Q COSTA RICA (by David Bolaños, Vozdeguanacaste.com) Gambling your life on an angry half-ton bull requires practice. For Dylan Rodríguez, a member of the group Los Bajureños, that practice happens in his grandmother’s patio on a rusty barrel underneath a star fruit tree next to the latrine.
Los Bajureños are a group of young people who carry on a Santa Cruz tradition they say runs through their blood: traditional bull riding.
Dylan, 18, began his journey in the world of bull riding while still in kindergarten, according to his mother, Mirna.
“When he was (young) like that, I was against the idea. But what could I do? His father was always a bull rider,” she says.
Dylan’s father, don Wálter, is founder and teacher of the nearly 40 youngsters who dare to learn the art of bull riding in Los Bajureños, their ages ranging from 16-20.
A traditional bull rider is a brave soul who dares to hang onto a strap with two hands and work with a pair of spurs and leather strap on top of a bull.
Essentially, traditional bull riding is the art of scarcity: scarcity of helmets and vests, above all. Nevertheless, few bullrings still permit riders to compete without protection.
This is not a sport practiced for money. Those who organize riding events pay on average ¢10,000-¢15,000 for each ride, and that amount doubles on weekends.
For the young riders, bulls are a vice.
“It’s an addiction, because it’s very hard to stop. You start as a kid. My dad was a bull rider and my grandfather before him was,” said Kevin “Pato” Contreras, 19, who has a 1-year-old son named Ian.
Bullrings are like the eye of a hurricane at Guanacaste’s festivals. Entire families fill the rings’ bleachers to watch youngsters attempt to tame the bulls, and to witness tradition.

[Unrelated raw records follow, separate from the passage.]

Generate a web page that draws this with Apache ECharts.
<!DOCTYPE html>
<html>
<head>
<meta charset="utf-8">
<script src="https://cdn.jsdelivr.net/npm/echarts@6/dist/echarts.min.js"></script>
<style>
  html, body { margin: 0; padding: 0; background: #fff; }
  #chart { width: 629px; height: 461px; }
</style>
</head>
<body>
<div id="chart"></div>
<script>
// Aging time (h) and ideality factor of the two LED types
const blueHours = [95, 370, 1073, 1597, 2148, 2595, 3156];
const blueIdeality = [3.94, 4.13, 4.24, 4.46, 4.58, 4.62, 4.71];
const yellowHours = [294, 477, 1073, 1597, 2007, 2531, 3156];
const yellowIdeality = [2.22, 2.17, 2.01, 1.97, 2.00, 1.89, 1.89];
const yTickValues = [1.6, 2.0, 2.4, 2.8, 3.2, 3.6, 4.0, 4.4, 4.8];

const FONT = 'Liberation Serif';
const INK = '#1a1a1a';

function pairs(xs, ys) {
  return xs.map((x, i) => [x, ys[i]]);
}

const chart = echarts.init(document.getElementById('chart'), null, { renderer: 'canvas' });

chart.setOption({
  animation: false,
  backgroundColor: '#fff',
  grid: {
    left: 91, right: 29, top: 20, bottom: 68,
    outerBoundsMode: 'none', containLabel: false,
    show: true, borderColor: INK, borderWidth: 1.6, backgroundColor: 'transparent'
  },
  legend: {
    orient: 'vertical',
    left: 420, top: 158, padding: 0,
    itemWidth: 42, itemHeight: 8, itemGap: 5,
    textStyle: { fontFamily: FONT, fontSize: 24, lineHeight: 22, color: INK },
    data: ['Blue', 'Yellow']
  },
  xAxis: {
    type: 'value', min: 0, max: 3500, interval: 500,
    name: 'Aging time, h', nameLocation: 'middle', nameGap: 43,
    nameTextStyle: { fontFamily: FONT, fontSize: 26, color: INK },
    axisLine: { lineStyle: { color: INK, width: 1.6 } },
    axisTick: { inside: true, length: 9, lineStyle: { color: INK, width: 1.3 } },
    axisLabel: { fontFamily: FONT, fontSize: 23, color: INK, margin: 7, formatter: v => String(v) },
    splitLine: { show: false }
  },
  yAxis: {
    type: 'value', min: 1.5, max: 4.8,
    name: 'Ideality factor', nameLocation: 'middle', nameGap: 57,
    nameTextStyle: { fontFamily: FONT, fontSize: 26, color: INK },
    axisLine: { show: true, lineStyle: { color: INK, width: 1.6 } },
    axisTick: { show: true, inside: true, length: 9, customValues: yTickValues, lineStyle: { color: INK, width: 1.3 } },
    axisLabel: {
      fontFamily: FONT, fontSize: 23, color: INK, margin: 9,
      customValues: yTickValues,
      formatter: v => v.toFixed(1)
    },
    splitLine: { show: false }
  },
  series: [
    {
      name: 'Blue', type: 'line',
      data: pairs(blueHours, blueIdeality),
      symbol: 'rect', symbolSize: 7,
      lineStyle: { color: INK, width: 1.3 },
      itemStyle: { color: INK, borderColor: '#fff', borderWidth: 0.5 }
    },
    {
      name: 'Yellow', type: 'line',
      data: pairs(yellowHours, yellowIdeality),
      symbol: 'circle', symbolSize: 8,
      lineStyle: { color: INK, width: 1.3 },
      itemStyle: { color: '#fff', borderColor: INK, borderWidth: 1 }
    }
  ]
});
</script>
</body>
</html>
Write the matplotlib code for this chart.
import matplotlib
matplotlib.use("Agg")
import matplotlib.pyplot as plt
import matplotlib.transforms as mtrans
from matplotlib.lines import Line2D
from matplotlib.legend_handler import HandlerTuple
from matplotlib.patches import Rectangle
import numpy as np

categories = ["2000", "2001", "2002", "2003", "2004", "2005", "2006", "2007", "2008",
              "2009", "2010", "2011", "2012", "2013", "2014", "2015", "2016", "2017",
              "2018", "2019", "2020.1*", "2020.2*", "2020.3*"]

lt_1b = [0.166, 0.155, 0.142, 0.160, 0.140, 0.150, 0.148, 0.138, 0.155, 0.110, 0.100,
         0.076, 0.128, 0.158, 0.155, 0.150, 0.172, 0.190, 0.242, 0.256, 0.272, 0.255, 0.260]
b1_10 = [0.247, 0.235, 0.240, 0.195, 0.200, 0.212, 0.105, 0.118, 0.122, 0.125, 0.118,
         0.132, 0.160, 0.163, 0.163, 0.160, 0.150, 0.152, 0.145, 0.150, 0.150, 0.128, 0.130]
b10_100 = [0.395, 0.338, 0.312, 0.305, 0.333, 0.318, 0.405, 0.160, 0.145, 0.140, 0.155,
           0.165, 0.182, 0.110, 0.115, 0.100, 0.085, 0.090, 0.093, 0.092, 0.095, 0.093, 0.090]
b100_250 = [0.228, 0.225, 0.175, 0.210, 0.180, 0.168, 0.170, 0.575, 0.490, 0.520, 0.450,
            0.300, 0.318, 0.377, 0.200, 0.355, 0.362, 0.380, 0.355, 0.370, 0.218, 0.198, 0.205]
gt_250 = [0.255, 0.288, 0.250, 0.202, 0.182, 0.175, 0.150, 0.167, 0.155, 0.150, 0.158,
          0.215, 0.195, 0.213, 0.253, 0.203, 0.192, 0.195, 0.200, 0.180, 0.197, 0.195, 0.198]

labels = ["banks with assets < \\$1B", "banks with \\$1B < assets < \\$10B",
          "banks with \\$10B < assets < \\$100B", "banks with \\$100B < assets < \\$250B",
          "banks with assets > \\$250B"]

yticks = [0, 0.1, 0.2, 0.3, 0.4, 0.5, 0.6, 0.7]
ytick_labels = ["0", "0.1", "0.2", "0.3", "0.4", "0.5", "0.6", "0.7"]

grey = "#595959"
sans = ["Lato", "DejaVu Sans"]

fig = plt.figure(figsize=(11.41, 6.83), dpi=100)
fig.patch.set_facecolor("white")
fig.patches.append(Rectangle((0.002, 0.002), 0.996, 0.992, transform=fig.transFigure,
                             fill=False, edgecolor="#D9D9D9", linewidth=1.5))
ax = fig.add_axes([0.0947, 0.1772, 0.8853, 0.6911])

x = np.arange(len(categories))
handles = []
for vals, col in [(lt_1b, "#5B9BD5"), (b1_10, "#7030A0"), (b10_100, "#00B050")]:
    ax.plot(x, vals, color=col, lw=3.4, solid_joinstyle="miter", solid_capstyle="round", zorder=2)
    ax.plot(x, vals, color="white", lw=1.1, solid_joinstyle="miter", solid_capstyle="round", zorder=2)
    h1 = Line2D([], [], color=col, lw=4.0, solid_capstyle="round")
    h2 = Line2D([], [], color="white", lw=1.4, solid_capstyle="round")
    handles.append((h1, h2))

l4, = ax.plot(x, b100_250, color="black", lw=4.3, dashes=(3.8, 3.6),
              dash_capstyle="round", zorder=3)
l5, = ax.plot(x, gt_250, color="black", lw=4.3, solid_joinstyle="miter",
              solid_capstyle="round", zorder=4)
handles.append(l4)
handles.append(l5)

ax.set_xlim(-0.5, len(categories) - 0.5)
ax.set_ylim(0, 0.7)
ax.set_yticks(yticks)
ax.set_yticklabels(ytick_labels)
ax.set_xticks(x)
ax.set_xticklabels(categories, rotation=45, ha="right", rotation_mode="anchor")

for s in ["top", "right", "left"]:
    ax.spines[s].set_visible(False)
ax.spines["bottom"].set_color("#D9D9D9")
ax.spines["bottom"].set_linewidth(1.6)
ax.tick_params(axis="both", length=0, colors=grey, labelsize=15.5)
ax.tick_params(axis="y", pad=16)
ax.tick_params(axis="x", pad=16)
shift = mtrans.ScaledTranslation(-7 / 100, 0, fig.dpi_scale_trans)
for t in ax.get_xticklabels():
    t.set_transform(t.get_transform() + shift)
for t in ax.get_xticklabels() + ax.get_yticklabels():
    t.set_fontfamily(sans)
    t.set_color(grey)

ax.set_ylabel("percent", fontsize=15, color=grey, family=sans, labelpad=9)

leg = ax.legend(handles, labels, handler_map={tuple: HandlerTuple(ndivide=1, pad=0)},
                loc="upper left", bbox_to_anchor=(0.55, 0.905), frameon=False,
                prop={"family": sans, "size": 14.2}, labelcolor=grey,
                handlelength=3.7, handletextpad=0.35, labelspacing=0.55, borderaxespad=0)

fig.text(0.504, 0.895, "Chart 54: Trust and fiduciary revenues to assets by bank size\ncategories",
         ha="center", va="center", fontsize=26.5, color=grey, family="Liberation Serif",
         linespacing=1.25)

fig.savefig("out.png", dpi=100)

—Is it different riding in Guanacaste?
“Of course. People already know the environment,” Pato responds. “In other places, people don’t know the style very well. Here, people do know, and kids will ask us which bull we have to ride.”
“Look, I tried to stop bull riding when she [his girlfriend] became pregnant. I lasted 10 months without riding, but I couldn’t stay away. The environment at festivals unsettles you. It’s like it’s pulling you,” Pato says.
Except for the presence of a professional team of safety workers, traditional bull riders preserve and repeat scenes that easily could have been seen a century ago in Guanacastecan bullrings. That’s why we’re publishing these photos, from December 2016, in black and white.
In traditional bull riding, risk is a tradition.